# START OF Supplied information

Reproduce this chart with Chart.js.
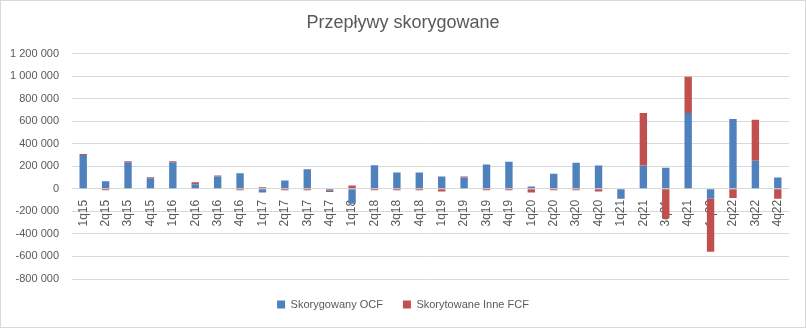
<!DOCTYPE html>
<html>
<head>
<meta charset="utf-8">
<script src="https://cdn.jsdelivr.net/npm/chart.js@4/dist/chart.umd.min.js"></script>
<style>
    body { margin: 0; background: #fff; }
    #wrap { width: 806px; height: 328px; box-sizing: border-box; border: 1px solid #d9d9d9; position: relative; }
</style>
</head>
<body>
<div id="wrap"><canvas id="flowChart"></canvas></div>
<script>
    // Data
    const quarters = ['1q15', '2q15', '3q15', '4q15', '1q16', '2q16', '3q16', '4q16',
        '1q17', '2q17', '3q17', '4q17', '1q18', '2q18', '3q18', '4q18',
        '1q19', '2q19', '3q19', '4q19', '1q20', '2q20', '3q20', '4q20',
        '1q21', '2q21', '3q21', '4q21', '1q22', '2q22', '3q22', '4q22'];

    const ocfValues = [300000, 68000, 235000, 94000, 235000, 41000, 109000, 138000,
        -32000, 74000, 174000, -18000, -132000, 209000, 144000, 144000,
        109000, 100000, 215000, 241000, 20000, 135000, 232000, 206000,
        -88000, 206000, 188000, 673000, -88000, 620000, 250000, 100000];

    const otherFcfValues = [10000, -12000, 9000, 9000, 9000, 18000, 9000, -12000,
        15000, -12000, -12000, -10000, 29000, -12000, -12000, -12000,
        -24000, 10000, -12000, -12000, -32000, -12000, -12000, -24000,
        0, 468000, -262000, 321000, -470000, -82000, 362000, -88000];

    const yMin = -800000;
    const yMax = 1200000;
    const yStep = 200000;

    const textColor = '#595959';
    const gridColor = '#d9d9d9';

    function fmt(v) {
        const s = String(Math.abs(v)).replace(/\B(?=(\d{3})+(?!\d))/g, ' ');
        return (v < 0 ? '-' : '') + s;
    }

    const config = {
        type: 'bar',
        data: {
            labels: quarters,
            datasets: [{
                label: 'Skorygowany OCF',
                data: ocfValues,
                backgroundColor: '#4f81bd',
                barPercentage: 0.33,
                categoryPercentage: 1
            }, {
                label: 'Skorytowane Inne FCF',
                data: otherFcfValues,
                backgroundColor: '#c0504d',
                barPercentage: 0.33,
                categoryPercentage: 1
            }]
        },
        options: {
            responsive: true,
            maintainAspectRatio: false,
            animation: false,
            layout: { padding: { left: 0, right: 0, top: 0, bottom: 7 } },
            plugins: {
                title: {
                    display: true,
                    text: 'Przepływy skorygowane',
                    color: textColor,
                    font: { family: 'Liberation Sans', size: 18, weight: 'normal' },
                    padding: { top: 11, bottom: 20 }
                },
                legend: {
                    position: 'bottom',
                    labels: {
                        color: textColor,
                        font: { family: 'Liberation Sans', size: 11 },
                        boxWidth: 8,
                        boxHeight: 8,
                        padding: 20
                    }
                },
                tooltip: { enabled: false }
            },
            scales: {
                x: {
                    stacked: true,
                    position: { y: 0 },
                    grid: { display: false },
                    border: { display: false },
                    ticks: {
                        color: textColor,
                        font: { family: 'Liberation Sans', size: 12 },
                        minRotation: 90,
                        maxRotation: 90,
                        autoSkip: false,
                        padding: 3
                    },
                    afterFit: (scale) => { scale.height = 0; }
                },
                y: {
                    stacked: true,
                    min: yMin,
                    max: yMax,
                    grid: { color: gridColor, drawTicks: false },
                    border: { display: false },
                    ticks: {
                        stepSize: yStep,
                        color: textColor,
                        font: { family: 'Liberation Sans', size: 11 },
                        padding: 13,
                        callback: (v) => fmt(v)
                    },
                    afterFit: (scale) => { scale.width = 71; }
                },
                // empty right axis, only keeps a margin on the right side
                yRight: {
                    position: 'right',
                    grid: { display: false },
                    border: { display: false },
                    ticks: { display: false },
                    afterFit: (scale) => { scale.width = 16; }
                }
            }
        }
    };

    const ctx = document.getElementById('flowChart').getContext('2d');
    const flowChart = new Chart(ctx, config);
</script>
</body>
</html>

# END OF Supplied information
# START OF Supplied information

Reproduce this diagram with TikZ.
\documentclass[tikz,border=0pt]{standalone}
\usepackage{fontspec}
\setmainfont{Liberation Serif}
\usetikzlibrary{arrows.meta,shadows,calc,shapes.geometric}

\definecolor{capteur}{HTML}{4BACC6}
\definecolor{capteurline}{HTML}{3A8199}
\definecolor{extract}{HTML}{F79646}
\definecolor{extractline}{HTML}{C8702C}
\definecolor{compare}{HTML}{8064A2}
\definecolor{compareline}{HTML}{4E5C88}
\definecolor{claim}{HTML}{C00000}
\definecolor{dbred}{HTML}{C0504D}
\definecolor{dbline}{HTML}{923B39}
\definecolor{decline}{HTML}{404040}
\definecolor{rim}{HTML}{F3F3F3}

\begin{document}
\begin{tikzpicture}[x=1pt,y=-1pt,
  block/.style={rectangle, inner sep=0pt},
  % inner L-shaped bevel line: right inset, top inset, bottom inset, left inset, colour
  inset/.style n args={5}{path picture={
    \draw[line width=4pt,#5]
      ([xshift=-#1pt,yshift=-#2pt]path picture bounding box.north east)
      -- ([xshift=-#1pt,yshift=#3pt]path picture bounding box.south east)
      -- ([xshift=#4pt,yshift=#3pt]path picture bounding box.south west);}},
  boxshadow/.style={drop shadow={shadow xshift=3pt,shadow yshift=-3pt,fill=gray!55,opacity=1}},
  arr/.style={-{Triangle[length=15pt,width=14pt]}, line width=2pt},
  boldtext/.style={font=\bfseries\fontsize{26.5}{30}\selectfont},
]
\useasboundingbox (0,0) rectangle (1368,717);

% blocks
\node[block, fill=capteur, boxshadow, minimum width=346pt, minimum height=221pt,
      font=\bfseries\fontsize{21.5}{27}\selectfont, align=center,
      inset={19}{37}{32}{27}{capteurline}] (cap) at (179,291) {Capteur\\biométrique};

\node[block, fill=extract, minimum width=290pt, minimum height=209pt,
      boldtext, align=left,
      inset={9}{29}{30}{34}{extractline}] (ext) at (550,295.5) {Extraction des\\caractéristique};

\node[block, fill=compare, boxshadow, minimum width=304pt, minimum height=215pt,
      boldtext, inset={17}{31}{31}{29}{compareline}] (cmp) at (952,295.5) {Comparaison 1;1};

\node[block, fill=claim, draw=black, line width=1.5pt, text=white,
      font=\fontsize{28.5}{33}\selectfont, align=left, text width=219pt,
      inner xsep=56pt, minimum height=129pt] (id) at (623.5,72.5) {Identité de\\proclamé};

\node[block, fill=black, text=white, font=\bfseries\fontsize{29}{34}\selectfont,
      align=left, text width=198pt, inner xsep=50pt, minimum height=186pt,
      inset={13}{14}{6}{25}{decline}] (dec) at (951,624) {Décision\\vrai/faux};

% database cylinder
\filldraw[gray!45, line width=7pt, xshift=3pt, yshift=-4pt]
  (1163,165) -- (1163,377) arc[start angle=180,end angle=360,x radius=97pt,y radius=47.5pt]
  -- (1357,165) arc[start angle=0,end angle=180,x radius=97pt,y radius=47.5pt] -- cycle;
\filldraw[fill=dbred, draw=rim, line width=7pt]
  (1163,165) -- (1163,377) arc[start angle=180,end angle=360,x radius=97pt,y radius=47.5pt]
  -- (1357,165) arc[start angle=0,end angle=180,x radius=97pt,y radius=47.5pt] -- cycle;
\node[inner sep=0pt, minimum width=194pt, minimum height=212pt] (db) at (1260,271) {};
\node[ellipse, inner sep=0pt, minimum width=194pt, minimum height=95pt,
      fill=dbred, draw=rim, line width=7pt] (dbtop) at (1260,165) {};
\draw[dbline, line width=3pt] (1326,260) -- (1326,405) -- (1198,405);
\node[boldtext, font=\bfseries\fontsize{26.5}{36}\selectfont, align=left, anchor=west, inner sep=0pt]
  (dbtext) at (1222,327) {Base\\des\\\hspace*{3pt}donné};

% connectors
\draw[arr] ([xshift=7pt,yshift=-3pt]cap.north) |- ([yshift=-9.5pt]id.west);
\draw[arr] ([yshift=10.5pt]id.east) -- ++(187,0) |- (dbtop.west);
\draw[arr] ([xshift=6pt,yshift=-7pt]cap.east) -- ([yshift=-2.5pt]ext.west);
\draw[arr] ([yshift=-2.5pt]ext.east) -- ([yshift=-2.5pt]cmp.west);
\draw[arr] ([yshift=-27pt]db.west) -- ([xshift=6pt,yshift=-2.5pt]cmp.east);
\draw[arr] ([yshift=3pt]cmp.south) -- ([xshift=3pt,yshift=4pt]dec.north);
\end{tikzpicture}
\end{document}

# END OF Supplied information
# START OF Supplied information

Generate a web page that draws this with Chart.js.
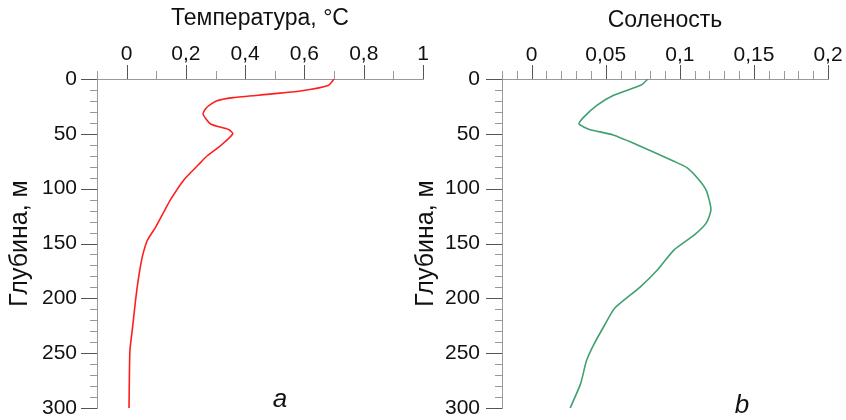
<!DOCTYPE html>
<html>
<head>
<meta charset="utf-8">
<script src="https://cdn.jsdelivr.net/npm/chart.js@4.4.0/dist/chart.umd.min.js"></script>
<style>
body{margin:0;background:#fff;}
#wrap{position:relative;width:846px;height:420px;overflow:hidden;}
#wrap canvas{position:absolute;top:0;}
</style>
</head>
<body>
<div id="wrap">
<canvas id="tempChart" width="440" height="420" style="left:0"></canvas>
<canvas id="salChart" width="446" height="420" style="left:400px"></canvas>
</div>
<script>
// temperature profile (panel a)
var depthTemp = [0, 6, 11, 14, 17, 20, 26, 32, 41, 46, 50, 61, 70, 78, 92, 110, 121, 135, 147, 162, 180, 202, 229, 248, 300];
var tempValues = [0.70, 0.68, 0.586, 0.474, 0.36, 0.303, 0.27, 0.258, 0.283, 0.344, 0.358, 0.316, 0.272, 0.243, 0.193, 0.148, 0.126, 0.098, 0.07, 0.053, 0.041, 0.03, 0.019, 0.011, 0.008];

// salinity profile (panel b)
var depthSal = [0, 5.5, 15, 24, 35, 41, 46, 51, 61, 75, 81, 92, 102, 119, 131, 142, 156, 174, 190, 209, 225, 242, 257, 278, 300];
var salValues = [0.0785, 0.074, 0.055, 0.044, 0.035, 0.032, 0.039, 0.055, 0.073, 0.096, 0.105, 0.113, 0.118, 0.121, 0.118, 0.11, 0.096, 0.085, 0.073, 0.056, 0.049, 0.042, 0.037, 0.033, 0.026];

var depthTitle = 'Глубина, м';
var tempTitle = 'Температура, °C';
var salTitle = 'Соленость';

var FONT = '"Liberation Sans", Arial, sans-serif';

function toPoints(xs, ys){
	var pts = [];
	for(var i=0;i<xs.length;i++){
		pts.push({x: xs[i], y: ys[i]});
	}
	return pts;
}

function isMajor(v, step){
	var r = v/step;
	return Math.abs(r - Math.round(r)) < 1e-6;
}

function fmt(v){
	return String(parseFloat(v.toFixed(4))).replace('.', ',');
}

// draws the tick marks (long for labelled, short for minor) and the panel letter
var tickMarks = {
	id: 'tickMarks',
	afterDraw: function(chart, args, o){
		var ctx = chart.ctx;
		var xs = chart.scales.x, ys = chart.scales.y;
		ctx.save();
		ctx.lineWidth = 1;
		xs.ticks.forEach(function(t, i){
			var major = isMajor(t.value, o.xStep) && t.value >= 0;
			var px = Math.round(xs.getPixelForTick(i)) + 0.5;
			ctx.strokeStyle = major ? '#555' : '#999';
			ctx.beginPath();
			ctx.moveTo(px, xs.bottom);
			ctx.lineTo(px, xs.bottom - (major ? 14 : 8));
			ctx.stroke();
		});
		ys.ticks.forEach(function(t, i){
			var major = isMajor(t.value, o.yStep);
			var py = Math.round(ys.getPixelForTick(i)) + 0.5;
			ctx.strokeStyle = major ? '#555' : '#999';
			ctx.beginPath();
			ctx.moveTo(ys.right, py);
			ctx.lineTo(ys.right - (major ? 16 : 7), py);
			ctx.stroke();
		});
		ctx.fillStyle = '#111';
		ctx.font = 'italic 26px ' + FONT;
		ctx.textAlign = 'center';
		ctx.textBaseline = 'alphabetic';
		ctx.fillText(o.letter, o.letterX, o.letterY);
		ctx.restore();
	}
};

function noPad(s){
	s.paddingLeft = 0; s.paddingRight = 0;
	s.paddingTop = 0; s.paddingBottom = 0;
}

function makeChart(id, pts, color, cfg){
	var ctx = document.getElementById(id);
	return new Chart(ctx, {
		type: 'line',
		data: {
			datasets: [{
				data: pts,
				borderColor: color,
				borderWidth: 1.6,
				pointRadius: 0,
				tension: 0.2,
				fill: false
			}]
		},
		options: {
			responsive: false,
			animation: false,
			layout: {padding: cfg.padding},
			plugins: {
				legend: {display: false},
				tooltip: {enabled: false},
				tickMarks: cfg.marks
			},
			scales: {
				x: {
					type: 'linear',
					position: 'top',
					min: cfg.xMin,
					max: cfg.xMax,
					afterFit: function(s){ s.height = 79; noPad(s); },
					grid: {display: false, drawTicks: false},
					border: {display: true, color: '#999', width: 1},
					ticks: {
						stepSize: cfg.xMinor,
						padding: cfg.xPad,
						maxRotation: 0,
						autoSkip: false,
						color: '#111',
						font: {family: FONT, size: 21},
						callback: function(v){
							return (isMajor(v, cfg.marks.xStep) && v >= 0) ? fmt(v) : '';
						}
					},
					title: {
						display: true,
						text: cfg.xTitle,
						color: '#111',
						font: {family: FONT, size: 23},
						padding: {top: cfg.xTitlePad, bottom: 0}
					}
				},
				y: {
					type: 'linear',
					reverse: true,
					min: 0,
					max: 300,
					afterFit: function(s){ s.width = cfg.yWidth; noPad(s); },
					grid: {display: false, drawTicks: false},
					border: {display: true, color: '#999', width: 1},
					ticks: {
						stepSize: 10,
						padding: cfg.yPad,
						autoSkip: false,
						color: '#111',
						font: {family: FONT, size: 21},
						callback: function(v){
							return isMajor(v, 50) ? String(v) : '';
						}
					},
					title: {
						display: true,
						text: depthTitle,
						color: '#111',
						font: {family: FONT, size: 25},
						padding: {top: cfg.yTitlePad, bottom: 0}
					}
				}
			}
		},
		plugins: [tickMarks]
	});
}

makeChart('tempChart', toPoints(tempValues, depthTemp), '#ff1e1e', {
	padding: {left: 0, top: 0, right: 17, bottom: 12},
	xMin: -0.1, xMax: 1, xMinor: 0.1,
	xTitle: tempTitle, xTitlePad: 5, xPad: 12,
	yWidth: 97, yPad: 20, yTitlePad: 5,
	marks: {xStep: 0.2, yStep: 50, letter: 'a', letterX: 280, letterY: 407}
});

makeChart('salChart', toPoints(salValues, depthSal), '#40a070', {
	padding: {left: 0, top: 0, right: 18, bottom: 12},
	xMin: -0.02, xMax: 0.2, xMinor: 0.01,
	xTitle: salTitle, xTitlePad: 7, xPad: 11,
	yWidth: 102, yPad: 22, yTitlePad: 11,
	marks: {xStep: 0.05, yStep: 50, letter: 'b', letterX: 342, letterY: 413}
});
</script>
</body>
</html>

# END OF Supplied information

Reproduce the data above exactly, but only from the line containing "Reproduce this chart with Chart.js." through the line containing "-88000, 206000, 188000, 673000, -88000, 620000, 250000, 100000];"; skip the pictures.

• Solution for this problem
Reproduce this chart with Chart.js.
<!DOCTYPE html>
<html>
<head>
<meta charset="utf-8">
<script src="https://cdn.jsdelivr.net/npm/chart.js@4/dist/chart.umd.min.js"></script>
<style>
    body { margin: 0; background: #fff; }
    #wrap { width: 806px; height: 328px; box-sizing: border-box; border: 1px solid #d9d9d9; position: relative; }
</style>
</head>
<body>
<div id="wrap"><canvas id="flowChart"></canvas></div>
<script>
    // Data
    const quarters = ['1q15', '2q15', '3q15', '4q15', '1q16', '2q16', '3q16', '4q16',
        '1q17', '2q17', '3q17', '4q17', '1q18', '2q18', '3q18', '4q18',
        '1q19', '2q19', '3q19', '4q19', '1q20', '2q20', '3q20', '4q20',
        '1q21', '2q21', '3q21', '4q21', '1q22', '2q22', '3q22', '4q22'];

    const ocfValues = [300000, 68000, 235000, 94000, 235000, 41000, 109000, 138000,
        -32000, 74000, 174000, -18000, -132000, 209000, 144000, 144000,
        109000, 100000, 215000, 241000, 20000, 135000, 232000, 206000,
        -88000, 206000, 188000, 673000, -88000, 620000, 250000, 100000];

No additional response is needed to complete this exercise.